# RAW DATA start
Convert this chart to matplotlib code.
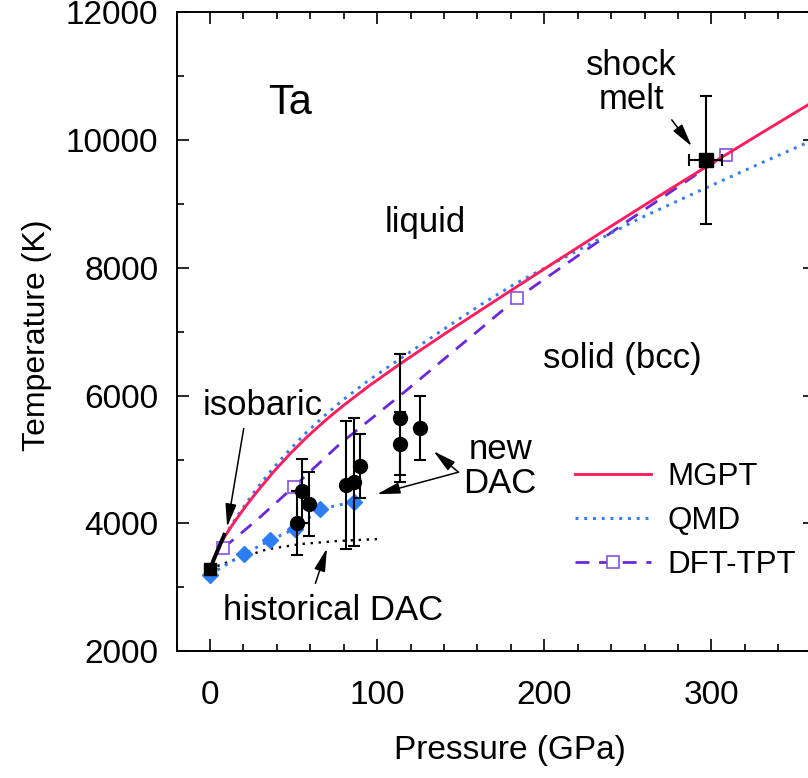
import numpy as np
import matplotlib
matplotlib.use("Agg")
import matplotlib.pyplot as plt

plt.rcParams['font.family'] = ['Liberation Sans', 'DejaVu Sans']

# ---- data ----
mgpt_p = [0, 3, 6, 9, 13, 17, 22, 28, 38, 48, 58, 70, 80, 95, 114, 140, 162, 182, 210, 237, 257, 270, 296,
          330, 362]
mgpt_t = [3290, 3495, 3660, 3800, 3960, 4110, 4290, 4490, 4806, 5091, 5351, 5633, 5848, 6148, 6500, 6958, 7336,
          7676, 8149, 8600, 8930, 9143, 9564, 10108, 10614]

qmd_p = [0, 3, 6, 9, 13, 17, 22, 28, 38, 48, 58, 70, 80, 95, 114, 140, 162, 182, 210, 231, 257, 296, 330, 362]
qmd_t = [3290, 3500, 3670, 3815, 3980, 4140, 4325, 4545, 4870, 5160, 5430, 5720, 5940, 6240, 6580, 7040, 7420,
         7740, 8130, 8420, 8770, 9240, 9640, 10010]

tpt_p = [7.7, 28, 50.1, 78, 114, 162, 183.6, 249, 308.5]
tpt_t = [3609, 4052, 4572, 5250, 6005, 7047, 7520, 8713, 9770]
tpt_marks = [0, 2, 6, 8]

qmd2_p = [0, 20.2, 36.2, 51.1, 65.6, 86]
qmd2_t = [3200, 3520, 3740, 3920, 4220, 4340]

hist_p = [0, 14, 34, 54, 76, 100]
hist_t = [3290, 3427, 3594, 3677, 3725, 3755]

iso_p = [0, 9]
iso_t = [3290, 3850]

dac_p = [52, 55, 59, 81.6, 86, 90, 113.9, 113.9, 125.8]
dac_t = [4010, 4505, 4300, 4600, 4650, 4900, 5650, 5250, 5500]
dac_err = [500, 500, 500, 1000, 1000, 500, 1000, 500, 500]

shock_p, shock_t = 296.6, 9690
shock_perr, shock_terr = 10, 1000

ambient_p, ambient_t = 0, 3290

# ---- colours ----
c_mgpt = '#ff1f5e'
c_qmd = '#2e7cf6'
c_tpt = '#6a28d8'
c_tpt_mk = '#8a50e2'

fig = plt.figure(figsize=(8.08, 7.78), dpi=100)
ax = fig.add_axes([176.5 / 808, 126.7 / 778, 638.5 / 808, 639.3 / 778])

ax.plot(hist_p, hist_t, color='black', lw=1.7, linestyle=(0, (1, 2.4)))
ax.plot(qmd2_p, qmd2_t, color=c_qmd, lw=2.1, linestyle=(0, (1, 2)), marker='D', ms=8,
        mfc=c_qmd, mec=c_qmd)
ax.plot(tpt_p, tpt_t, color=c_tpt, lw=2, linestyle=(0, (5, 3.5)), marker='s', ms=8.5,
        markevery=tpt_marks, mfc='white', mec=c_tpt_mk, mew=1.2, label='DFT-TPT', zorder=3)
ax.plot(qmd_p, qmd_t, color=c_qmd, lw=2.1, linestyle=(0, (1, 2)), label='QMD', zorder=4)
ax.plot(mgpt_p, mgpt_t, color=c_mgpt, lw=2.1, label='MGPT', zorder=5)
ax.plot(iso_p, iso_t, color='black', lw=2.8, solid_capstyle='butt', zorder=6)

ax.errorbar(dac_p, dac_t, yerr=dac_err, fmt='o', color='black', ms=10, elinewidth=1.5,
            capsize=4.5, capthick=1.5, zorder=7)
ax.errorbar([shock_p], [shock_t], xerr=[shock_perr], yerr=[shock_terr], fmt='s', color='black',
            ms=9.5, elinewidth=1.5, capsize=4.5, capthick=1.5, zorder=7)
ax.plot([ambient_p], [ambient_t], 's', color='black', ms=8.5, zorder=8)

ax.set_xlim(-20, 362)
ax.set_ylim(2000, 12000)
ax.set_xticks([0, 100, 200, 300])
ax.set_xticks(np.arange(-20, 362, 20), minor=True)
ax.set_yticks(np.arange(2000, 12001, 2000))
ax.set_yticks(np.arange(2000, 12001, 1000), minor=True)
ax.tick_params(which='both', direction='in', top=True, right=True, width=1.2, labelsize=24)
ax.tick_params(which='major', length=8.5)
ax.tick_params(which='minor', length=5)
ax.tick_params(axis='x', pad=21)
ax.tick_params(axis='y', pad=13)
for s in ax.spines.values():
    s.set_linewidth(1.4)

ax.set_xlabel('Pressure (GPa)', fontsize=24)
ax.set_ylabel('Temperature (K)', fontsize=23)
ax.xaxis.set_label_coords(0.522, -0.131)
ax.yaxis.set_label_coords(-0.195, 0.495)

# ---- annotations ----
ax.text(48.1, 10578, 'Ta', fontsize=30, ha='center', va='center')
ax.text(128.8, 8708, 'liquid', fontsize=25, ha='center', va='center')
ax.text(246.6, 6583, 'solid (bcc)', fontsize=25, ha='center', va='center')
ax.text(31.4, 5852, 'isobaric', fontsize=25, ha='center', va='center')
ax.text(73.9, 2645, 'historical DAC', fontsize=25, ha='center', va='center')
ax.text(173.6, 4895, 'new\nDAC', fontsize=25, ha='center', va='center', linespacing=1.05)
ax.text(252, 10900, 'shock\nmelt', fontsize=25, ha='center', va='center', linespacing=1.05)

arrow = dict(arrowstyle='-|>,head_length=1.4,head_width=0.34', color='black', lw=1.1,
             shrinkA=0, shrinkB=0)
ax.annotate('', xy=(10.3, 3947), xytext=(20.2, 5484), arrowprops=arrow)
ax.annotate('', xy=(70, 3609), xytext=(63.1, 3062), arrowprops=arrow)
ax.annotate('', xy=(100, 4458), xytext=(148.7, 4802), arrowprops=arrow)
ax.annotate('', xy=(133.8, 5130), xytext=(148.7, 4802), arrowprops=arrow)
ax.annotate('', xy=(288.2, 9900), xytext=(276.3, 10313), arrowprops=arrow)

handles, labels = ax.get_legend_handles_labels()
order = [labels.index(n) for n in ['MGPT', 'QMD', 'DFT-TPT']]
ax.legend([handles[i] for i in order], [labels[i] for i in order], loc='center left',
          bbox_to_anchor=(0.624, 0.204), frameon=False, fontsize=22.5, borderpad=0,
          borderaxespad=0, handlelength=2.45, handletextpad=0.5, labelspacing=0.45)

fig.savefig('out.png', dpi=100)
# RAW DATA end
Where does the word "matplotlib" appear? Return each line that holds it.

Convert this chart to matplotlib code.
import matplotlib
matplotlib.use("Agg")
import matplotlib.pyplot as plt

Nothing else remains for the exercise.